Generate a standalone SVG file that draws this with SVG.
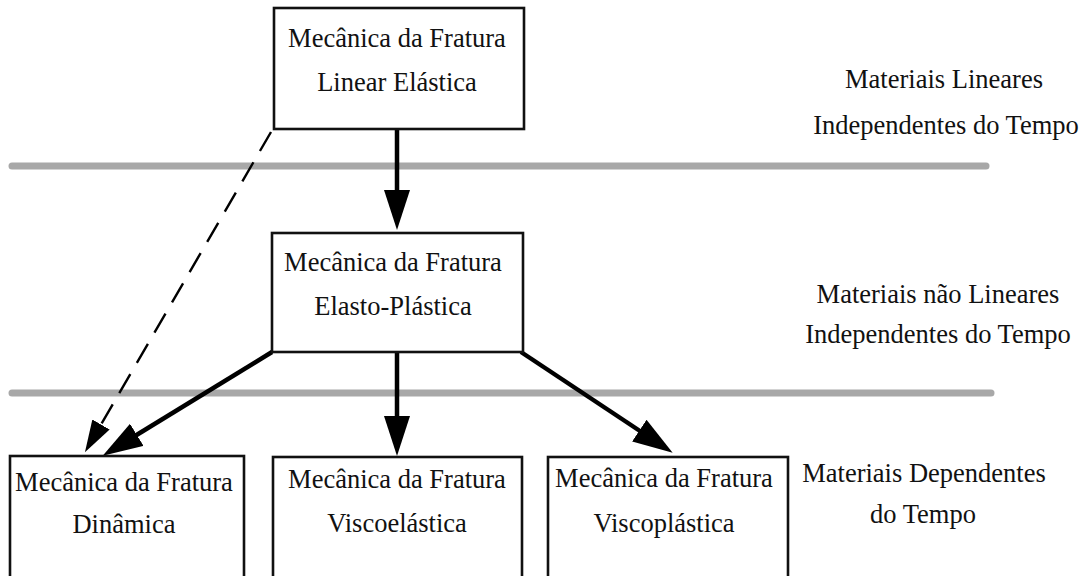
<svg xmlns="http://www.w3.org/2000/svg" width="1086" height="576" viewBox="0 0 1086 576">
  <style>
    .box { fill: #ffffff; stroke: #111111; stroke-width: 2.6; }
    .t { font-family: "Liberation Serif", "Times New Roman", serif; font-size: 26.5px; fill: #111111; text-anchor: middle; }
    .sep { stroke: #a8a8a8; stroke-width: 7; stroke-linecap: round; }
    .arr { stroke: #000000; stroke-width: 4.5; fill: none; marker-end: url(#head); }
    .dash { stroke: #000000; stroke-width: 2.4; fill: none; stroke-dasharray: 22 13; marker-end: url(#headS); }
  </style>
  <defs>
    <marker id="head" markerUnits="userSpaceOnUse" markerWidth="42" markerHeight="28" refX="8" refY="13" orient="auto">
      <path d="M0,0 L40,13 L0,26 Z" fill="#000000"/>
    </marker>
    <marker id="headS" markerUnits="userSpaceOnUse" markerWidth="36" markerHeight="22" refX="4" refY="10" orient="auto">
      <path d="M0,0 L32,10 L0,20 Z" fill="#000000"/>
    </marker>
  </defs>
  <rect width="1086" height="576" fill="#ffffff"/>

  <g id="separators">
    <line class="sep" x1="12" y1="166" x2="986" y2="166"/>
    <line class="sep" x1="12" y1="393" x2="991" y2="393"/>
  </g>

  <g id="connectors">
    <line class="dash" x1="271" y1="132" x2="99" y2="428"/>
    <line class="arr" x1="397" y1="129" x2="397" y2="198"/>
    <line class="arr" x1="272" y1="352" x2="130" y2="439"/>
    <line class="arr" x1="397" y1="352" x2="397" y2="424"/>
    <line class="arr" x1="521" y1="352" x2="646" y2="435"/>
  </g>

  <g id="node-mfle">
    <rect class="box" x="274" y="8" width="250" height="121"/>
    <text class="t" x="397" y="47">Mecânica da Fratura</text>
    <text class="t" x="397" y="91">Linear Elástica</text>
  </g>

  <g id="node-mfep">
    <rect class="box" x="272" y="233" width="251" height="119"/>
    <text class="t" x="393" y="271">Mecânica da Fratura</text>
    <text class="t" x="393" y="315">Elasto-Plástica</text>
  </g>

  <g id="node-dinamica">
    <rect class="box" x="10" y="456" width="234" height="130"/>
    <text class="t" x="124" y="491">Mecânica da Fratura</text>
    <text class="t" x="124" y="533">Dinâmica</text>
  </g>

  <g id="node-viscoelastica">
    <rect class="box" x="273" y="457" width="249" height="130"/>
    <text class="t" x="397" y="488">Mecânica da Fratura</text>
    <text class="t" x="397" y="532">Viscoelástica</text>
  </g>

  <g id="node-viscoplastica">
    <rect class="box" x="548" y="457" width="240" height="130"/>
    <text class="t" x="664" y="487">Mecânica da Fratura</text>
    <text class="t" x="664" y="532">Viscoplástica</text>
  </g>

  <g id="label-linear">
    <text class="t" x="944" y="88">Materiais Lineares</text>
    <text class="t" x="946" y="134">Independentes do Tempo</text>
  </g>

  <g id="label-nonlinear">
    <text class="t" x="938" y="303">Materiais não Lineares</text>
    <text class="t" x="938" y="343">Independentes do Tempo</text>
  </g>

  <g id="label-dependent">
    <text class="t" x="924" y="482">Materiais Dependentes</text>
    <text class="t" x="923" y="523">do Tempo</text>
  </g>
</svg>
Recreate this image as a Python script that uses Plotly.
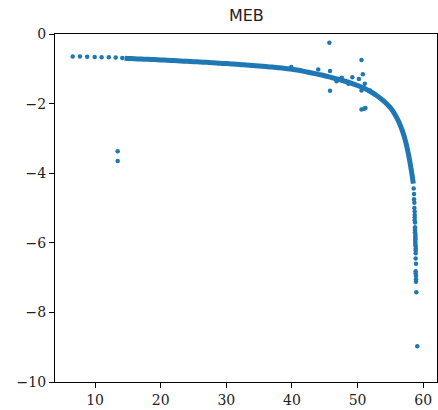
import plotly.graph_objects as go

# Dense main curve
curve_x = [14.5, 15, 16, 17, 18, 19, 20, 21, 22, 23, 24, 25, 26, 27, 28, 29, 30, 31, 32, 33,
           34, 35, 36, 37, 38, 39, 40, 41, 42, 43, 44, 45, 46, 47, 48, 49, 50, 51, 52, 53,
           54, 54.5, 55, 55.5, 56, 56.5, 57, 57.3, 57.6, 57.9, 58.1, 58.3, 58.4, 58.5]
curve_y = [-0.70, -0.705, -0.71, -0.72, -0.725, -0.735, -0.745, -0.755, -0.765, -0.775,
           -0.785, -0.795, -0.805, -0.815, -0.825, -0.84, -0.85, -0.865, -0.875, -0.89,
           -0.905, -0.92, -0.935, -0.95, -0.97, -0.99, -1.01, -1.04, -1.08, -1.12,
           -1.16, -1.20, -1.25, -1.30, -1.35, -1.41, -1.48, -1.56, -1.66, -1.78,
           -1.93, -2.02, -2.12, -2.25, -2.42, -2.62, -2.88, -3.08, -3.32, -3.60,
           -3.82, -4.05, -4.18, -4.30]

# Sparse points at the left
left_x = [6.6, 7.7, 8.8, 9.95, 11.0, 12.1, 13.15, 14.15]
left_y = [-0.645, -0.65, -0.655, -0.66, -0.665, -0.67, -0.675, -0.69]

# Scattered outliers
out_x = [13.45, 13.45, 39.9, 44.0, 45.7, 45.8, 45.8, 46.8, 47.6, 48.6, 49.2, 50.2,
         50.6, 50.8, 50.6, 51.1, 51.9, 50.6, 51.0, 51.2]
out_y = [-3.37, -3.65, -0.95, -1.02, -0.25, -1.06, -1.63, -1.36, -1.26, -1.43, -1.24, -1.29,
         -0.75, -1.16, -1.62, -1.43, -1.62, -2.17, -2.15, -2.13]

# Steep tail points
tail_x = [58.55, 58.6, 58.6, 58.65, 58.65, 58.7, 58.7, 58.7, 58.7, 58.75, 58.75, 58.75,
          58.75, 58.75, 58.8, 58.8, 58.8, 58.8, 58.8, 58.8, 58.8, 58.85, 58.85, 58.85,
          58.85, 58.85, 58.9, 58.85, 58.85, 58.9, 58.9, 58.9, 58.95, 59.1]
tail_y = [-4.44, -4.6, -4.75, -4.85, -5.0, -5.1, -5.2, -5.27, -5.35, -5.42, -5.55, -5.6,
          -5.65, -5.7, -5.75, -5.8, -5.85, -5.9, -5.95, -6.0, -6.05, -6.1, -6.17, -6.22,
          -6.3, -6.45, -6.6, -6.82, -6.88, -6.95, -7.05, -7.12, -7.42, -8.97]

blue = "#1f77b4"

fig = go.Figure()
fig.add_trace(go.Scatter(x=curve_x, y=curve_y, mode="lines",
                         line=dict(color=blue, width=5, shape="spline"),
                         hoverinfo="skip", showlegend=False))
fig.add_trace(go.Scatter(x=left_x + out_x + tail_x, y=left_y + out_y + tail_y,
                         mode="markers", marker=dict(color=blue, size=4.5),
                         showlegend=False))

axis_common = dict(showline=True, linecolor="black", linewidth=1.3, mirror=True,
                   ticks="outside", ticklen=5, tickwidth=1.2, tickcolor="black",
                   showgrid=False, zeroline=False,
                   tickfont=dict(family="DejaVu Serif", size=14, color="#222"))

fig.update_layout(
    width=438, height=410,
    margin=dict(l=55, r=1, t=34, b=28),
    paper_bgcolor="white", plot_bgcolor="white",
    title=dict(text="MEB", x=0.5625, xanchor="center", y=1 - 15 / 410, yanchor="middle",
               yref="container", font=dict(family="DejaVu Sans", size=16, color="#222")),
    xaxis=dict(range=[3.9, 62.1], tickvals=[10, 20, 30, 40, 50, 60], **axis_common),
    yaxis=dict(range=[-10, 0], tickvals=[-10, -8, -6, -4, -2, 0], **axis_common),
)

fig.write_html("out.html", config={"displayModeBar": False},
               post_script="document.body.style.margin='0';document.body.style.overflow='hidden';")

══════════

• **Problem requirements**: Search the records for the word "this". Copy every line that has it.

• **Output of the exercise**:
Generate a standalone SVG file that draws this with SVG.
Recreate this image as a Python script that uses Plotly.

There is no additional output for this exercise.